Konus.id, Samarinda – Rencana relokasi pedagang Pasar Subuh oleh Pemkot Samarinda berujung pada tindakan represif yang menimbulkan gelombang kecaman. Insiden yang terjadi pada Jumat, 9 Mei 2025 itu tidak hanya diwarnai kericuhan antara aparat dan warga, tetapi juga menyisakan luka fisik dan psikis bagi beberapa pihak, termasuk mahasiswa yang ikut mendampingi para pedagang.
Kericuhan pecah ketika aparat gabungan yang diturunkan untuk menertibkan area pasar mulai memaksa pedagang mengosongkan lapak. Penolakan datang dari berbagai elemen masyarakat, mulai dari pedagang, warga sekitar, hingga mahasiswa yang ikut bersolidaritas.
Benturan pun tak terelakkan. Aparat terlihat mendorong dan menarik paksa beberapa orang yang menolak untuk pergi. Salah satu korban dalam peristiwa itu adalah Ketua Himpunan Mahasiswa Islam (HMI) Komisariat FKIP Universitas Mulawarman.
Dalam keteranganya yang dihimpun oleh Ketua Umum HMI Cabang Samarinda Syahril Saili, korban mengaku menerima pukulan keras dari oknum aparat yang diduga berasal dari Satuan Polisi Pamong Praja (Satpol PP) Samarinda saat sedang mengawal aksi penolakan penggusuran. Syahril pun menyayangkan atas tindakan kekerasan yang dilakukan aparat terhadap warga dan mahasiswa.
“Menyampaikan pendapat di muka umum adalah hak semua rakyat dan dijamin oleh konstitusi. Apa yang terjadi di Pasar Subuh sangat kami sayangkan. Tindakan represif terhadap warga yang mempertahankan ruang hidupnya adalah bentuk pelanggaran terhadap prinsip demokrasi,” tegasnya.
Syahril menambahkan, kekerasan fisik terhadap kader HMI tidak bisa dibiarkan begitu saja. “Kader kami menjadi sasaran bogem mentah aparat saat bersama warga menolak penggusuran. Kami menduga kuat pelakunya adalah anggota Satpol PP Samarinda,” ujarnya.
Sebagai bentuk tanggung jawab, lanjut dia, pihaknya menuntut Kepala Satpol PP untuk segera mengambil tindakan tegas terhadap anggotanya yang terlibat dalam aksi kekerasan tersebut. “Kami minta Kepala Satpol PP tidak lepas tangan. Ini bukan sekadar relokasi, ini soal hak-hak rakyat yang tercederai. Harus ada sanksi terhadap aparat yang terbukti melakukan kekerasan.”

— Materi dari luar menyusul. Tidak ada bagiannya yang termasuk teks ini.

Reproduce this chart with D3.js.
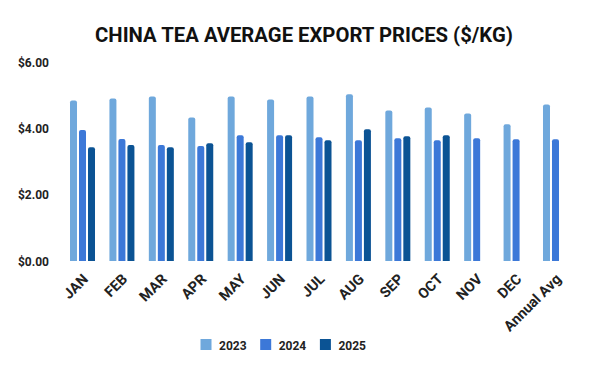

Dia menegaskan bahwa dalam waktu dekat HMI akan mengunjungi kantor Satpol PP untuk menyampaikan protes resmi dan menuntut pertanggungjawaban langsung. Langkah itu, menurutnya, penting agar peristiwa serupa tidak kembali terulang di masa mendatang.
“Jangan bungkus kekerasan dengan dalih penertiban atau relokasi. Kami tidak anti terhadap penataan kota, tapi harus dijalankan dengan dialog, bukan pemaksaan. Warga punya hak untuk didengar dan dihormati,” pungkasnya.